### [WRITTEN INSTRUCTION]
The material below should be written out in full and exactly; pictures stay out of the copy.
++++++++++++++++++++
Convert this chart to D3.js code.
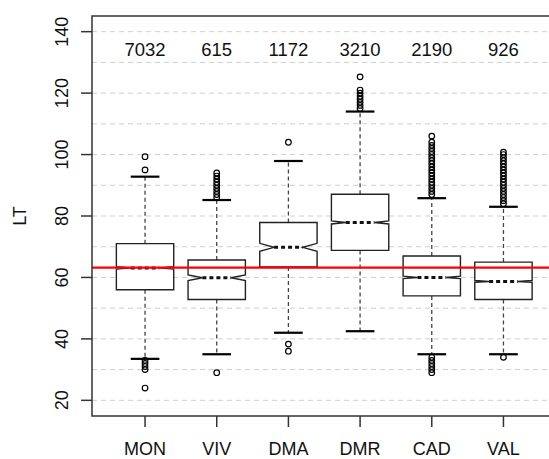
<!DOCTYPE html>
<html>
<head>
<meta charset="utf-8">
<script src="https://cdn.jsdelivr.net/npm/d3@7"></script>
<style>
  body { margin: 0; background: #fff; }
  svg { display: block; font-family: "Liberation Sans", Arial, sans-serif; }
</style>
</head>
<body>
<svg></svg>
<script>
// values
let categories = ["MON", "VIV", "DMA", "DMR", "CAD", "VAL"]
let counts = [7032, 615, 1172, 3210, 2190, 926]
let lowWhisker = [33.5, 35, 42, 42.5, 35, 35]
let q1 = [56, 52.8, 63.4, 68.8, 54, 52.8]
let medians = [63.1, 59.9, 69.8, 77.9, 60, 58.7]
let q3 = [71, 65.7, 77.9, 87.1, 67, 65]
let highWhisker = [92.8, 85.2, 97.9, 114, 85.8, 83]
let notchHalf = [0.4, 0.9, 1.3, 0.5, 0.4, 0.3]
let outliers = [
  [95, 99.3, 33, 32, 31, 30, 24],
  [86, 87, 88, 89, 90, 91, 92, 93, 94, 29],
  [104, 38.3, 36],
  [115, 116, 117, 118, 119, 120, 121, 125.3],
  [87, 88, 89, 90, 91, 92, 93, 94, 95, 96, 97, 98, 99, 100, 101, 102, 103, 104, 106, 29, 30, 31, 32, 33, 34],
  [84, 85, 86, 87, 88, 89, 90, 91, 92, 93, 94, 95, 96, 97, 98, 99, 100, 100.8, 34]
]
let refLine = 63.2
let yTicks = [20, 40, 60, 80, 100, 120, 140]
let gridLines = [20, 30, 40, 50, 60, 70, 80, 90, 100, 110, 120, 130, 140]
let countY = 134.3

let width = 549
let height = 459
let plotLeft = 92
let plotTop = 16
let plotBottom = 416

let svg = d3.select("svg")
  .attr("width", width)
  .attr("height", height)

// R style: box positions 1..6, xlim [0.5, 6.5] widened by 4%
let xScale = d3.scaleLinear()
  .domain([0.26, 6.74])
  .range([plotLeft, 556.5])

let yScale = d3.scaleLinear()
  .domain([14.9, 145.1])
  .range([plotBottom, plotTop])

let wid = 0.4

// grid
svg.append("g")
  .selectAll("line")
  .data(gridLines)
  .enter()
  .append("line")
  .attr("x1", plotLeft)
  .attr("x2", width)
  .attr("y1", d => yScale(d))
  .attr("y2", d => yScale(d))
  .attr("stroke", "#cfcfcf")
  .attr("stroke-width", 1)
  .attr("stroke-dasharray", "5,4")

// boxes
let boxes = svg.append("g")

categories.forEach((c, i) => {
  let p = i + 1
  let g = boxes.append("g")

  // whiskers
  g.append("line")
    .attr("x1", xScale(p)).attr("x2", xScale(p))
    .attr("y1", yScale(q3[i])).attr("y2", yScale(highWhisker[i]))
    .attr("stroke", "#444").attr("stroke-width", 1.3)
    .attr("stroke-dasharray", "4,3")
  g.append("line")
    .attr("x1", xScale(p)).attr("x2", xScale(p))
    .attr("y1", yScale(q1[i])).attr("y2", yScale(lowWhisker[i]))
    .attr("stroke", "#444").attr("stroke-width", 1.3)
    .attr("stroke-dasharray", "4,3")

  // staples
  ;[lowWhisker[i], highWhisker[i]].forEach(v => {
    g.append("line")
      .attr("x1", xScale(p - wid / 2)).attr("x2", xScale(p + wid / 2))
      .attr("y1", yScale(v)).attr("y2", yScale(v))
      .attr("stroke", "#000").attr("stroke-width", 2.2)
  })

  // notched box, same point order as R's bxp
  let lo = medians[i] - notchHalf[i]
  let hi = medians[i] + notchHalf[i]
  let xs = [-1, 1, 1, 0.5, 1, 1, -1, -1, -0.5, -1]
  let ys = [q1[i], q1[i], lo, medians[i], hi, q3[i], q3[i], hi, medians[i], lo]
  let pts = xs.map((x, k) => [xScale(p + x * wid), yScale(ys[k])])
  g.append("polygon")
    .attr("points", pts.map(d => d.join(",")).join(" "))
    .attr("fill", "#fff")
    .attr("stroke", "#222")
    .attr("stroke-width", 1.4)

  // median
  g.append("line")
    .attr("x1", xScale(p - wid / 2)).attr("x2", xScale(p + wid / 2))
    .attr("y1", yScale(medians[i])).attr("y2", yScale(medians[i]))
    .attr("stroke", "#111").attr("stroke-width", 3)
    .attr("stroke-dasharray", "4,3")

  // outliers
  g.selectAll("circle")
    .data(outliers[i])
    .enter()
    .append("circle")
    .attr("cx", xScale(p))
    .attr("cy", d => yScale(d))
    .attr("r", 2.8)
    .attr("fill", "none")
    .attr("stroke", "#000")
    .attr("stroke-width", 1.2)
})

// counts
svg.append("g")
  .selectAll("text")
  .data(counts)
  .enter()
  .append("text")
  .attr("x", (d, i) => xScale(i + 1))
  .attr("y", yScale(countY))
  .attr("dy", "0.36em")
  .attr("text-anchor", "middle")
  .style("font-size", "18.5px")
  .attr("fill", "#111")
  .text(d => d)

// reference line
svg.append("line")
  .attr("x1", plotLeft).attr("x2", width)
  .attr("y1", yScale(refLine)).attr("y2", yScale(refLine))
  .attr("stroke", "#ff0000")
  .attr("stroke-width", 2.2)

// frame (right side falls off the canvas)
svg.append("rect")
  .attr("x", plotLeft).attr("y", plotTop)
  .attr("width", xScale(6.74) - plotLeft).attr("height", plotBottom - plotTop)
  .attr("fill", "none")
  .attr("stroke", "#333")
  .attr("stroke-width", 1.5)

// y axis
let yAxis = svg.append("g")
yAxis.selectAll("line")
  .data(yTicks)
  .enter()
  .append("line")
  .attr("x1", plotLeft - 11).attr("x2", plotLeft)
  .attr("y1", d => yScale(d)).attr("y2", d => yScale(d))
  .attr("stroke", "#333").attr("stroke-width", 1.5)
yAxis.selectAll("text")
  .data(yTicks)
  .enter()
  .append("text")
  .attr("transform", d => `translate(62, ${yScale(d)}) rotate(-90)`)
  .attr("dy", "0.36em")
  .attr("text-anchor", "middle")
  .style("font-size", "18px")
  .attr("fill", "#111")
  .text(d => d)

// x axis
let xAxis = svg.append("g")
xAxis.selectAll("line")
  .data(categories)
  .enter()
  .append("line")
  .attr("x1", (d, i) => xScale(i + 1)).attr("x2", (d, i) => xScale(i + 1))
  .attr("y1", plotBottom).attr("y2", plotBottom + 11)
  .attr("stroke", "#333").attr("stroke-width", 1.5)
xAxis.selectAll("text")
  .data(categories)
  .enter()
  .append("text")
  .attr("x", (d, i) => xScale(i + 1))
  .attr("y", 455)
  .attr("text-anchor", "middle")
  .style("font-size", "18px")
  .attr("fill", "#111")
  .text(d => d)

svg.append("text")
  .attr("transform", `translate(19.5, ${(plotTop + plotBottom) / 2}) rotate(-90)`)
  .attr("dy", "0.36em")
  .attr("text-anchor", "middle")
  .style("font-size", "18px")
  .attr("fill", "#111")
  .text("LT")
</script>
</body>
</html>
++++++++++++++++++++
### [RESULT OF THE TASK]
Convert this chart to D3.js code.
<!DOCTYPE html>
<html>
<head>
<meta charset="utf-8">
<script src="https://cdn.jsdelivr.net/npm/d3@7"></script>
<style>
  body { margin: 0; background: #fff; }
  svg { display: block; font-family: "Liberation Sans", Arial, sans-serif; }
</style>
</head>
<body>
<svg></svg>
<script>
// values
let categories = ["MON", "VIV", "DMA", "DMR", "CAD", "VAL"]
let counts = [7032, 615, 1172, 3210, 2190, 926]
let lowWhisker = [33.5, 35, 42, 42.5, 35, 35]
let q1 = [56, 52.8, 63.4, 68.8, 54, 52.8]
let medians = [63.1, 59.9, 69.8, 77.9, 60, 58.7]
let q3 = [71, 65.7, 77.9, 87.1, 67, 65]
let highWhisker = [92.8, 85.2, 97.9, 114, 85.8, 83]
let notchHalf = [0.4, 0.9, 1.3, 0.5, 0.4, 0.3]
let outliers = [
  [95, 99.3, 33, 32, 31, 30, 24],
  [86, 87, 88, 89, 90, 91, 92, 93, 94, 29],
  [104, 38.3, 36],
  [115, 116, 117, 118, 119, 120, 121, 125.3],
  [87, 88, 89, 90, 91, 92, 93, 94, 95, 96, 97, 98, 99, 100, 101, 102, 103, 104, 106, 29, 30, 31, 32, 33, 34],
  [84, 85, 86, 87, 88, 89, 90, 91, 92, 93, 94, 95, 96, 97, 98, 99, 100, 100.8, 34]
]
let refLine = 63.2
let yTicks = [20, 40, 60, 80, 100, 120, 140]
let gridLines = [20, 30, 40, 50, 60, 70, 80, 90, 100, 110, 120, 130, 140]
let countY = 134.3

let width = 549
let height = 459
let plotLeft = 92
let plotTop = 16
let plotBottom = 416

let svg = d3.select("svg")
  .attr("width", width)
  .attr("height", height)

// R style: box positions 1..6, xlim [0.5, 6.5] widened by 4%
let xScale = d3.scaleLinear()
  .domain([0.26, 6.74])
  .range([plotLeft, 556.5])

let yScale = d3.scaleLinear()
  .domain([14.9, 145.1])
  .range([plotBottom, plotTop])

let wid = 0.4

// grid
svg.append("g")
  .selectAll("line")
  .data(gridLines)
  .enter()
  .append("line")
  .attr("x1", plotLeft)
  .attr("x2", width)
  .attr("y1", d => yScale(d))
  .attr("y2", d => yScale(d))
  .attr("stroke", "#cfcfcf")
  .attr("stroke-width", 1)
  .attr("stroke-dasharray", "5,4")

// boxes
let boxes = svg.append("g")

categories.forEach((c, i) => {
  let p = i + 1
  let g = boxes.append("g")

  // whiskers
  g.append("line")
    .attr("x1", xScale(p)).attr("x2", xScale(p))
    .attr("y1", yScale(q3[i])).attr("y2", yScale(highWhisker[i]))
    .attr("stroke", "#444").attr("stroke-width", 1.3)
    .attr("stroke-dasharray", "4,3")
  g.append("line")
    .attr("x1", xScale(p)).attr("x2", xScale(p))
    .attr("y1", yScale(q1[i])).attr("y2", yScale(lowWhisker[i]))
    .attr("stroke", "#444").attr("stroke-width", 1.3)
    .attr("stroke-dasharray", "4,3")

  // staples
  ;[lowWhisker[i], highWhisker[i]].forEach(v => {
    g.append("line")
      .attr("x1", xScale(p - wid / 2)).attr("x2", xScale(p + wid / 2))
      .attr("y1", yScale(v)).attr("y2", yScale(v))
      .attr("stroke", "#000").attr("stroke-width", 2.2)
  })

  // notched box, same point order as R's bxp
  let lo = medians[i] - notchHalf[i]
  let hi = medians[i] + notchHalf[i]
  let xs = [-1, 1, 1, 0.5, 1, 1, -1, -1, -0.5, -1]
  let ys = [q1[i], q1[i], lo, medians[i], hi, q3[i], q3[i], hi, medians[i], lo]
  let pts = xs.map((x, k) => [xScale(p + x * wid), yScale(ys[k])])
  g.append("polygon")
    .attr("points", pts.map(d => d.join(",")).join(" "))
    .attr("fill", "#fff")
    .attr("stroke", "#222")
    .attr("stroke-width", 1.4)

  // median
  g.append("line")
    .attr("x1", xScale(p - wid / 2)).attr("x2", xScale(p + wid / 2))
    .attr("y1", yScale(medians[i])).attr("y2", yScale(medians[i]))
    .attr("stroke", "#111").attr("stroke-width", 3)
    .attr("stroke-dasharray", "4,3")

  // outliers
  g.selectAll("circle")
    .data(outliers[i])
    .enter()
    .append("circle")
    .attr("cx", xScale(p))
    .attr("cy", d => yScale(d))
    .attr("r", 2.8)
    .attr("fill", "none")
    .attr("stroke", "#000")
    .attr("stroke-width", 1.2)
})

// counts
svg.append("g")
  .selectAll("text")
  .data(counts)
  .enter()
  .append("text")
  .attr("x", (d, i) => xScale(i + 1))
  .attr("y", yScale(countY))
  .attr("dy", "0.36em")
  .attr("text-anchor", "middle")
  .style("font-size", "18.5px")
  .attr("fill", "#111")
  .text(d => d)

// reference line
svg.append("line")
  .attr("x1", plotLeft).attr("x2", width)
  .attr("y1", yScale(refLine)).attr("y2", yScale(refLine))
  .attr("stroke", "#ff0000")
  .attr("stroke-width", 2.2)

// frame (right side falls off the canvas)
svg.append("rect")
  .attr("x", plotLeft).attr("y", plotTop)
  .attr("width", xScale(6.74) - plotLeft).attr("height", plotBottom - plotTop)
  .attr("fill", "none")
  .attr("stroke", "#333")
  .attr("stroke-width", 1.5)

// y axis
let yAxis = svg.append("g")
yAxis.selectAll("line")
  .data(yTicks)
  .enter()
  .append("line")
  .attr("x1", plotLeft - 11).attr("x2", plotLeft)
  .attr("y1", d => yScale(d)).attr("y2", d => yScale(d))
  .attr("stroke", "#333").attr("stroke-width", 1.5)
yAxis.selectAll("text")
  .data(yTicks)
  .enter()
  .append("text")
  .attr("transform", d => `translate(62, ${yScale(d)}) rotate(-90)`)
  .attr("dy", "0.36em")
  .attr("text-anchor", "middle")
  .style("font-size", "18px")
  .attr("fill", "#111")
  .text(d => d)

// x axis
let xAxis = svg.append("g")
xAxis.selectAll("line")
  .data(categories)
  .enter()
  .append("line")
  .attr("x1", (d, i) => xScale(i + 1)).attr("x2", (d, i) => xScale(i + 1))
  .attr("y1", plotBottom).attr("y2", plotBottom + 11)
  .attr("stroke", "#333").attr("stroke-width", 1.5)
xAxis.selectAll("text")
  .data(categories)
  .enter()
  .append("text")
  .attr("x", (d, i) => xScale(i + 1))
  .attr("y", 455)
  .attr("text-anchor", "middle")
  .style("font-size", "18px")
  .attr("fill", "#111")
  .text(d => d)

svg.append("text")
  .attr("transform", `translate(19.5, ${(plotTop + plotBottom) / 2}) rotate(-90)`)
  .attr("dy", "0.36em")
  .attr("text-anchor", "middle")
  .style("font-size", "18px")
  .attr("fill", "#111")
  .text("LT")
</script>
</body>
</html>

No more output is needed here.